Original

Last week I went to the Original Conference, a movement that started 10 years ago by Jen Deweerdt and a group of women in the Midwest. The conference has grown from 124 to thousands of women from across the globe who gather together every year to get inspired, challenged, and encouraged to live an original life.

This is my second time at the conference and as we were celebrating Original’s 10th year, I also started to look back and remember all that has happened in the last ten years of my life.

It’s been exactly 10 years since I left my parent’s home to live in the US for a year. After that, I got my dream job (at the time), left my dream job to get married and moved to Denmark, started a new career path, went back to my home country, worked like crazy managing a consultancy office, had a burnout, took some rest and started working again in the innovation department of a bank. On this road, I’ve also met brilliant people, made new friends, travelled, and I could keep on listing.

It’s very rewarding to look back and to see how much I’ve done, but it also makes me wonder what the next ten years ahead are gonna be. The messages I heard at the conference were timely and very powerful. It made me realize that at some point we stop planning, we stop having hope, we stop going after our dreams, we stop being who we want to be and life simply just happens. We end up getting used to the life we have — done with college, already checked some of the travel destinations from our wishlist, own our home, maybe the comfort zone is too comfortable.

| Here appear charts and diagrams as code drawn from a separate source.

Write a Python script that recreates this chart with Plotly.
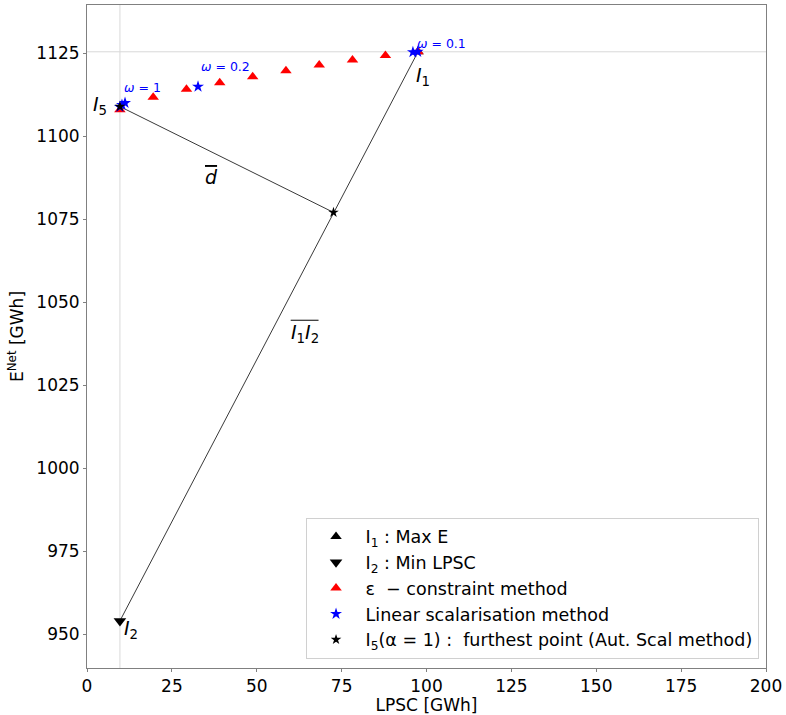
import plotly.graph_objects as go

# ---- data ----
i1 = (97.5, 1125.5)          # I1 : Max E
i2 = (9.7, 954.0)            # I2 : Min LPSC
i5 = (9.7, 1109.0)           # I5 : furthest point
foot = (72.6, 1077.1)        # projection of I5 on I1-I2

eps_x = [9.7, 19.5, 29.3, 39.1, 48.8, 58.6, 68.4, 78.2, 87.9, 97.5]
eps_y = [1108.0, 1111.8, 1114.2, 1116.2, 1118.0, 1119.8, 1121.5, 1123.0, 1124.4, 1125.5]

lin_x = [9.7, 10.3, 11.2, 32.7, 96.0, 97.4]
lin_y = [1108.9, 1109.5, 1110.1, 1115.0, 1125.4, 1125.5]

omega_labels = ["<i>ω</i> = 1", "<i>ω</i> = 0.2", "<i>ω</i> = 0.1"]
omega_x = [10.4, 33.0, 96.6]
omega_y = [1114.8, 1121.1, 1128.0]

x_ticks = [0, 25, 50, 75, 100, 125, 150, 175, 200]
y_ticks = [950, 975, 1000, 1025, 1050, 1075, 1100, 1125]

FONT = "DejaVu Sans"

fig = go.Figure()

# reference lines
fig.add_trace(go.Scatter(x=[i1[0], i2[0]], y=[i1[1], i2[1]], mode="lines",
                         line=dict(color="#222", width=0.9), showlegend=False, hoverinfo="skip"))
fig.add_trace(go.Scatter(x=[i5[0], foot[0]], y=[i5[1], foot[1]], mode="lines",
                         line=dict(color="#222", width=0.9), showlegend=False, hoverinfo="skip"))

fig.add_trace(go.Scatter(x=[i1[0]], y=[i1[1]], mode="markers", name="I<sub>1</sub> : Max E",
                         marker=dict(symbol="triangle-up", size=10, color="black")))
fig.add_trace(go.Scatter(x=[i2[0]], y=[i2[1]], mode="markers", name="I<sub>2</sub> : Min LPSC",
                         marker=dict(symbol="triangle-down", size=11, color="black")))
fig.add_trace(go.Scatter(x=eps_x, y=eps_y, mode="markers", name="ε  − constraint method",
                         marker=dict(symbol="triangle-up", size=10, color="red")))
fig.add_trace(go.Scatter(x=lin_x, y=lin_y, mode="markers", name="Linear scalarisation method",
                         marker=dict(symbol="star", size=9, color="blue")))
fig.add_trace(go.Scatter(x=[i5[0], foot[0]], y=[i5[1], foot[1]], mode="markers",
                         name="I<sub>5</sub>(α = 1) :  furthest point (Aut. Scal method)",
                         marker=dict(symbol="star", size=8, color="black")))

# highlight lines
fig.add_vline(x=i2[0], line=dict(color="#d9d9d9", width=1), layer="below")
fig.add_hline(y=i1[1], line=dict(color="#d9d9d9", width=1), layer="below")

for t, x, y in zip(omega_labels, omega_x, omega_y):
    fig.add_annotation(x=x, y=y, text=t, showarrow=False, xanchor="left", yanchor="middle",
                       font=dict(family=FONT, size=12.5, color="blue"))

labels = [
    ("<i>I</i><sub>5</sub>", 3.9, 1109.3),
    ("<i>I</i><sub>1</sub>", 98.9, 1118.1),
    ("<i>I</i><sub>2</sub>", 13.0, 951.3),
    ("<span style='text-decoration:overline'><i>d</i></span>", 36.6, 1087.9),
    ("<i>I</i><sub>1</sub><i>I</i><sub>2</sub>", 64.2, 1040.6),
]
for t, x, y in labels:
    fig.add_annotation(x=x, y=y, text=t, showarrow=False, xanchor="center", yanchor="middle",
                       font=dict(family=FONT, size=19, color="black"))
# overline over I1I2
fig.add_shape(type="line", x0=60.0, x1=68.2, y0=1044.6, y1=1044.6,
              line=dict(color="black", width=1))

axis_common = dict(showgrid=False, zeroline=False, showline=True, linecolor="#808080",
                   linewidth=1, mirror=True, ticks="outside", ticklen=3, tickcolor="#808080",
                   tickfont=dict(family=FONT, size=17, color="black"))

fig.update_layout(
    width=786, height=715,
    margin=dict(l=87, r=18, t=4, b=47),
    plot_bgcolor="white", paper_bgcolor="white",
    font=dict(family=FONT, size=17, color="black"),
    xaxis=dict(range=[0, 200], tickvals=x_ticks, **axis_common,
               title=dict(text="LPSC [GWh]", font=dict(family=FONT, size=17), standoff=3)),
    yaxis=dict(range=[939.8, 1139.6], tickvals=y_ticks, **axis_common,
               title=dict(text="E<sup>Net</sup> [GWh]", font=dict(family=FONT, size=17), standoff=8)),
    legend=dict(x=0.989, y=0.014, xanchor="right", yanchor="bottom",
                bordercolor="#d0d0d0", borderwidth=1, bgcolor="rgba(255,255,255,0.85)",
                font=dict(family=FONT, size=17.5), tracegroupgap=0, itemwidth=49),
    showlegend=True,
)

fig.write_html("out.html", config={"displayModeBar": False},
               post_script="document.body.style.margin='0';")
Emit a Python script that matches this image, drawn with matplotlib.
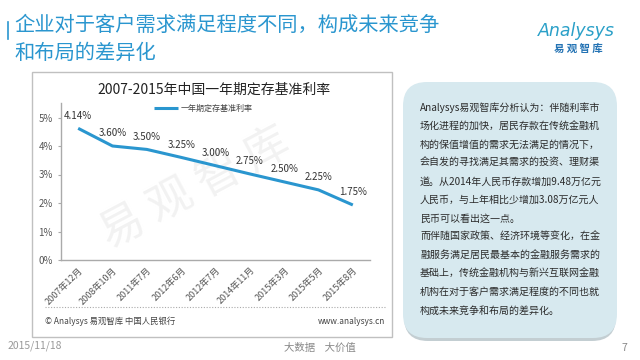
import matplotlib
matplotlib.use("Agg")
import matplotlib.pyplot as plt
from matplotlib.patches import Rectangle, FancyBboxPatch
from matplotlib.lines import Line2D

plt.rcParams['font.family'] = ['Noto Sans CJK SC', 'DejaVu Sans']

W, H = 640, 360

# data
periods = ["2007年12月", "2008年10月", "2011年7月", "2012年6月", "2012年7月",
           "2014年11月", "2015年3月", "2015年5月", "2015年8月"]
# line heights as drawn in the source chart (axis units, %)
line_values = [4.62, 4.00, 3.88, 3.60, 3.31, 3.02, 2.74, 2.46, 1.93]
rate_labels = ["4.14%", "3.60%", "3.50%", "3.25%", "3.00%",
               "2.75%", "2.50%", "2.25%", "1.75%"]
y_ticks = [0, 1, 2, 3, 4, 5]
y_tick_labels = ["0%", "1%", "2%", "3%", "4%", "5%"]

panel_lines = [
    "Analysys易观智库分析认为：伴随利率市",
    "场化进程的加快，居民存款在传统金融机",
    "构的保值增值的需求无法满足的情况下，",
    "会自发的寻找满足其需求的投资、理财渠",
    "道。从2014年人民币存款增加9.48万亿元",
    "人民币，与上年相比少增加3.08万亿元人",
    "民币可以看出这一点。",
    "而伴随国家政策、经济环境等变化，在金",
    "融服务满足居民最基本的金融服务需求的",
    "基础上，传统金融机构与新兴互联网金融",
    "机构在对于客户需求满足程度的不同也就",
    "构成未来竞争和布局的差异化。",
]

BLUE = "#2a96cf"
GRAY = "#555555"

fig = plt.figure(figsize=(W / 100, H / 100), dpi=100)
fig.patch.set_facecolor("white")


def fx(x):
    return x / W


def fy(y):
    return 1 - y / H


# page title
fig.add_artist(Line2D([fx(8), fx(8)], [fy(22), fy(39)], color=BLUE, lw=1.2))
fig.text(fx(14), fy(25), "企业对于客户需求满足程度不同，构成未来竞争",
         fontsize=14.6, color=BLUE, va="center", ha="left")
fig.text(fx(14), fy(53), "和布局的差异化",
         fontsize=14.6, color=BLUE, va="center", ha="left")

# logo
fig.text(fx(576), fy(31), "Analysys", fontsize=12.5, color="#2aa0c8",
         style="italic", ha="center", va="center", family=["DejaVu Sans"])
fig.text(fx(578), fy(49), "易 观 智 库", fontsize=7.5, color="#2473b4",
         ha="center", va="center", weight="bold")

# chart frame
fig.add_artist(Rectangle((fx(32), fy(337)), fx(392) - fx(32), fy(72) - fy(337),
                         transform=fig.transFigure, facecolor="white",
                         edgecolor="#c0c0c0", lw=1.0, zorder=-2))

# watermark
fig.text(fx(195), fy(188), "易 观 智 库", fontsize=32, color="#f2f2f2",
         rotation=28, ha="center", va="center", zorder=-1)

# axes
ax_left, ax_right, ax_bottom = 61, 370, 260
px_per_unit = 28.5
ymax = 5.5
ax = fig.add_axes([fx(ax_left), fy(ax_bottom), (ax_right - ax_left) / W,
                   ymax * px_per_unit / H])
ax.set_zorder(1)
ax.patch.set_alpha(0)
x = list(range(len(periods)))
ax.plot(x, line_values, color=BLUE, lw=2.2, label="一年期定存基准利率",
        solid_capstyle="butt")
for xi, yi, lab in zip(x, line_values, rate_labels):
    ax.annotate(lab, (xi, yi), xytext=(0, 9), textcoords="offset points",
                ha="center", va="center", fontsize=7, color="#333333")
ax.set_xlim(-0.5, len(periods) - 0.5)
ax.set_ylim(0, ymax)
ax.set_yticks(y_ticks)
ax.set_yticklabels(y_tick_labels, fontsize=7, color=GRAY)
ax.set_xticks(x)
ax.set_xticklabels(periods, rotation=45, ha="right", rotation_mode="anchor",
                   fontsize=6.5, color=GRAY)
ax.tick_params(axis="x", length=0, pad=4)
ax.tick_params(axis="y", length=2, color="#aaaaaa", pad=4)
for s in ["top", "right"]:
    ax.spines[s].set_visible(False)
for s in ["left", "bottom"]:
    ax.spines[s].set_color("#aaaaaa")
    ax.spines[s].set_linewidth(1.0)

fig.text(fx(214), fy(90), "2007-2015年中国一年期定存基准利率", fontsize=10,
         color="#222222", ha="center", va="center")
ax.legend(loc="center", bbox_to_anchor=(fx(203), fy(108)),
          bbox_transform=fig.transFigure, frameon=False, fontsize=5.8,
          handlelength=3, handletextpad=0.3, labelcolor="#444444")

# source line
fig.add_artist(Line2D([fx(45), fx(385)], [fy(307), fy(307)], color="#aaaaaa",
                      lw=0.8, ls=(0, (1, 1.5))))
fig.text(fx(45), fy(321), "© Analysys 易观智库 中国人民银行", fontsize=6,
         color="#444444", ha="left", va="center")
fig.text(fx(385), fy(321), "www.analysys.cn", fontsize=6,
         color="#444444", ha="right", va="center")

# right panel
shadow = FancyBboxPatch((404, H - 341), 212, 254,
                        boxstyle="round,pad=0,rounding_size=24",
                        transform=None, facecolor="#c3ced2", edgecolor="none")
fig.add_artist(shadow)
panel = FancyBboxPatch((403, H - 338), 214, 256,
                       boxstyle="round,pad=0,rounding_size=24",
                       transform=None, facecolor="#d7e9ef", edgecolor="none")
fig.add_artist(panel)
for i, line in enumerate(panel_lines):
    fig.text(fx(420), fy(108 + i * 18.4), line, fontsize=7.2,
             color="#2b2b2b", ha="left", va="center")

# footer
fig.text(fx(8), fy(346), "2015/11/18", fontsize=7.5, color="#999999",
         ha="left", va="center")
fig.text(fx(320), fy(348), "大数据    大价值", fontsize=7.5, color="#888888",
         ha="center", va="center")
fig.text(fx(624), fy(348), "7", fontsize=7.5, color="#888888",
         ha="center", va="center")

fig.savefig("out.png", dpi=100)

During the opening session, Jen had a doorway on stage and she illustrated what we might be feeling when we know that we are not living the life we were meant to live. We don’t know how or why, but sometimes we find ourselves full of doubts and fears, we don’t want to disappoint anyone, we feel insecure, we believe in labels that are put into ourselves, we don’t want to fail, and we keep on living an uninspired, boring life. But, she challenged us to walk through the very door that looks the scariest to get through. We will probably fail sometimes, but when we decide to go through, we also leave the door open for others to come too! How good is that? We can not only start living what we were meant to live but we also help others to leave their fears behind and enjoy their lives to the fullest.

Since I’ve decided to have a break from my promising career to take care of my son and my family, all the confidence I used to have was switched to doubts, fear, labels and comparison. It took me some time to overcome all my insecurities, all the pressure from other people, all the pressure from society and start looking for some ways to accept what I really wanted and to live a meaningful life.

This message made me think about some questions:

  • Am I happy with the choices I’ve made for my work, or my health, or my family?
  • Am I being fully present where I know that I need to be?
  • Am I using my time well?
  • Am I happy with all that I have achieved so far?
  • Am I living the life I wanted to live?

We need to be honest with ourselves. When I became content with my choices and with the life I chose to live, I started being more confident about it and I didn’t need to care about what others are thinking about me. We don’t always know the whole picture and sometimes we wish we could live someone else’s life or we judge because we think that we are making better choices. The truth is that we don’t know! We are responsible for our decisions and we need to overcome our fears, we need to ask for help, we need to go through what seems impossible in order to enjoy the freedom that’s on the other side. It would be very sad to wake up one day and realize that years have passed by and I wasted my time doing things that I don’t really like, that I don’t agree or just don’t care. We have this one and only life to live what we were meant to live. We need to discover what it is and plan for it, even though it doesn’t always work out as planned.

Plans are useless but planning is everything — Dwight D. Eisenhower

Jen’s message was very deep in a sense that we need to have faith in what we believe. We need to start having hope, again, in things that someday have mattered to us but along the way we just forgot or gave up. Deep inside of us we know that there is a closed door full of negative signs that we need to open and go through. We know some of the fears we have to overcome…

I hope that sharing a little bit of what I experienced at the conference will also help other women who couldn’t be there to be somehow reached and find true freedom.